* [AIM]:
Copy every line in the records below that contains the word "Give".

■ ■ ■ ■ ■ ■ ■

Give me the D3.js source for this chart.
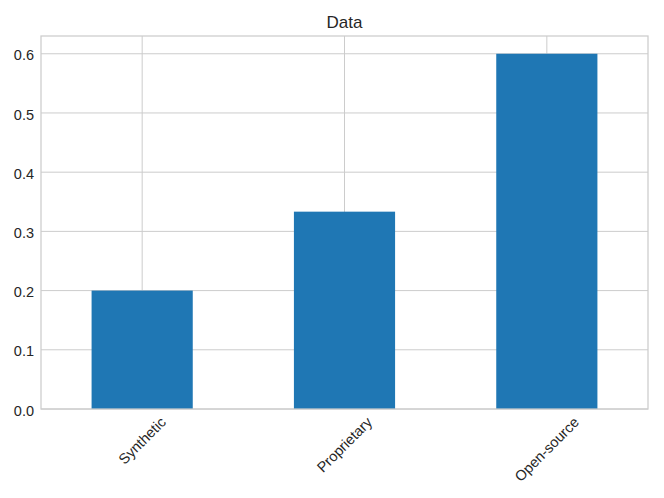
<!DOCTYPE html>
<html>
<head>
<meta charset="utf-8">
<script src="https://cdn.jsdelivr.net/npm/d3@7"></script>
<style>
  html, body { margin: 0; padding: 0; background: #fff; }
  svg { display: block; font-family: "Liberation Sans", Arial, Helvetica, sans-serif; }
</style>
</head>
<body>
<svg id="chart" width="664" height="498"></svg>
<script>
const categories = ["Synthetic", "Proprietary", "Open-source"];
const values = [0.2, 0.3333, 0.6];
const yTicks = [0.0, 0.1, 0.2, 0.3, 0.4, 0.5, 0.6];
const title = "Data";

const svg = d3.select("#chart");
const W = 664, H = 498;
const m = { left: 41, right: 664 - 648, top: 36, bottom: 498 - 409 };
const iw = W - m.left - m.right, ih = H - m.top - m.bottom;

const x = d3.scaleLinear().domain([-0.5, categories.length - 0.5]).range([m.left, m.left + iw]);
const y = d3.scaleLinear().domain([0, 0.63]).range([m.top + ih, m.top]);
const barW = x(0.25) - x(-0.25);

const grid = svg.append("g");
grid.selectAll("line.h").data(yTicks).join("line")
  .attr("x1", m.left).attr("x2", m.left + iw)
  .attr("y1", d => y(d)).attr("y2", d => y(d))
  .attr("stroke", "#cccccc").attr("stroke-width", 1);
grid.selectAll("line.v").data(categories).join("line")
  .attr("x1", (d, i) => x(i)).attr("x2", (d, i) => x(i))
  .attr("y1", m.top).attr("y2", m.top + ih)
  .attr("stroke", "#cccccc").attr("stroke-width", 1);

svg.append("g").selectAll("rect").data(values).join("rect")
  .attr("x", (d, i) => x(i) - barW / 2)
  .attr("width", barW)
  .attr("y", d => y(d))
  .attr("height", d => y(0) - y(d))
  .attr("fill", "#1f77b4");

svg.append("rect")
  .attr("x", m.left).attr("y", m.top).attr("width", iw).attr("height", ih)
  .attr("fill", "none").attr("stroke", "#cccccc").attr("stroke-width", 1.25);

svg.append("g").selectAll("text").data(yTicks).join("text")
  .attr("x", m.left - 7)
  .attr("y", d => y(d) + 6.7)
  .attr("text-anchor", "end")
  .attr("font-size", 14.5)
  .attr("fill", "#262626")
  .text(d => d.toFixed(1));

const fs = 14.5;
const xl = svg.append("g").selectAll("text").data(categories).join("text")
  .attr("text-anchor", "middle")
  .attr("dominant-baseline", "central")
  .attr("font-size", fs)
  .attr("fill", "#262626")
  .text(d => d);
xl.each(function(d, i) {
  const w = this.getComputedTextLength();
  const h = fs * 0.9;
  const cy = y(0) + 6 + (w + h) / (2 * Math.SQRT2);
  d3.select(this).attr("transform", `translate(${x(i)},${cy}) rotate(-45)`);
});

svg.append("text")
  .attr("x", m.left + iw / 2)
  .attr("y", 27.7)
  .attr("text-anchor", "middle")
  .attr("font-size", 17)
  .attr("fill", "#262626")
  .text(title);
</script>
</body>
</html>
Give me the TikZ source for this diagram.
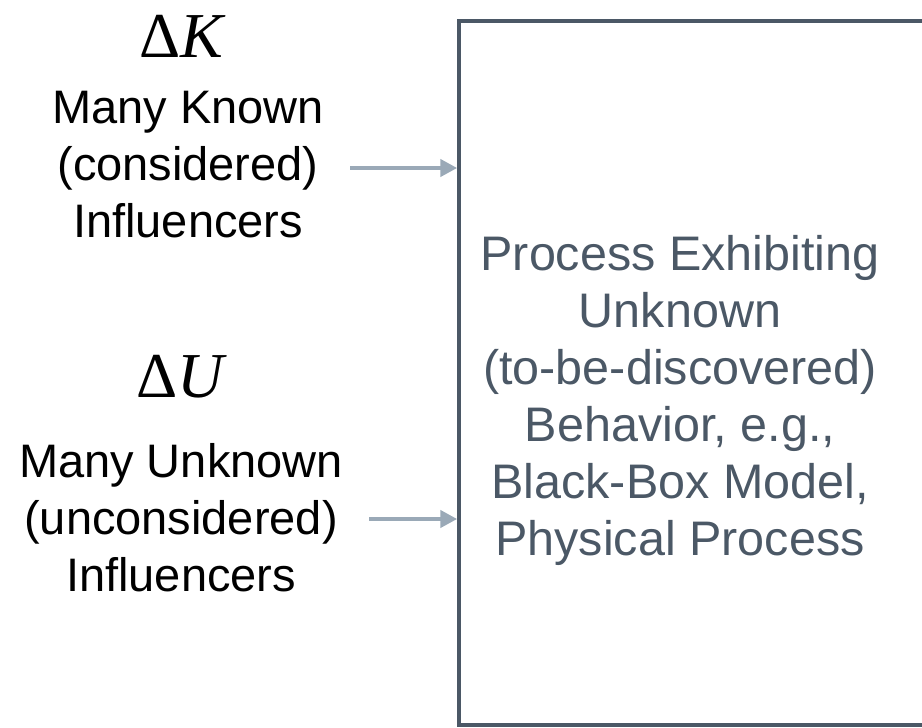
\documentclass[tikz,border=0pt]{standalone}
\usepackage{fontspec}
\setmainfont{Liberation Sans}
\newfontfamily\timesfont{Liberation Serif}
\usetikzlibrary{arrows.meta, positioning}

\definecolor{slate}{HTML}{4B5866}
\definecolor{feedgray}{HTML}{9AA9B7}

\begin{document}
\begin{tikzpicture}[
    x=1pt, y=-1pt,
    delta/.style={font=\timesfont\fontsize{64}{70}\selectfont, inner sep=0pt},
    infl/.style={align=center, font=\fontsize{47}{57}\selectfont, inner sep=2pt},
    procbox/.style={draw=slate, line width=3.5pt, minimum width=501pt, minimum height=704pt, inner sep=0pt},
    proctext/.style={align=center, text=slate, font=\fontsize{48.5}{57}\selectfont},
    feed/.style={-{Triangle[length=17pt, width=17pt]}, line width=4.5pt, draw=feedgray, shorten <=24pt}
]
\useasboundingbox (0,0) rectangle (922,728);

% the process (box runs off to the right)
\node[procbox] (box) at (709.5,373) {};
\node[proctext] (proc) at (680,400) {Process Exhibiting\\Unknown\\(to-be-discovered)\\Behavior, e.g.,\\Black-Box Model,\\Physical Process};

% known influencers
\node[delta] (dk) at (183,36) {Δ\textit{K}};
\node[infl] (known) at (188,165) {Many Known\\(considered)\\Influencers};

% unknown influencers
\node[delta] (du) at (182,377) {Δ\textit{U}};
\node[infl] (unknown) at (181,518) {Many Unknown\\(unconsidered)\\Influencers};

\draw[feed] ([yshift=-3pt]known.east) -- ([yshift=-3pt]known.east -| box.west);
\draw[feed] ([yshift=-1pt]unknown.east) -- ([yshift=-1pt]unknown.east -| box.west);

\end{tikzpicture}
\end{document}
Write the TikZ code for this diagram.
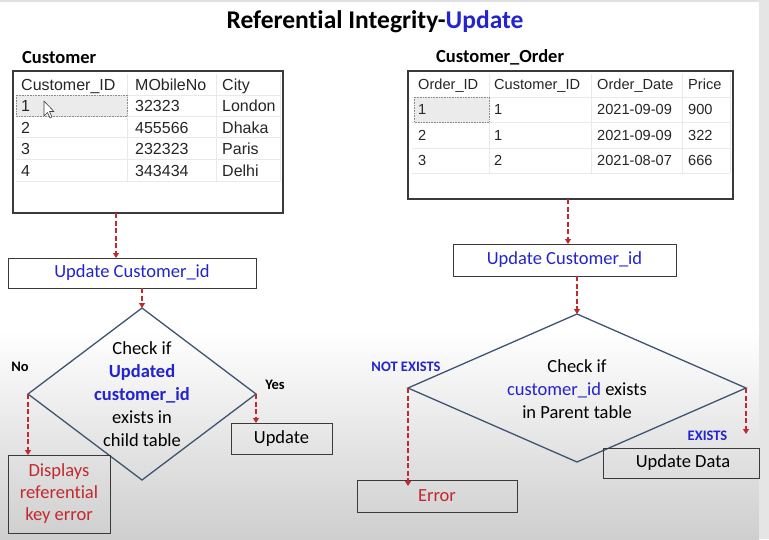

■ ■ ■ ■ ■ ■ ■

* [TASK RESPONSE]:
Give me the D3.js source for this chart.
Give me the TikZ source for this diagram.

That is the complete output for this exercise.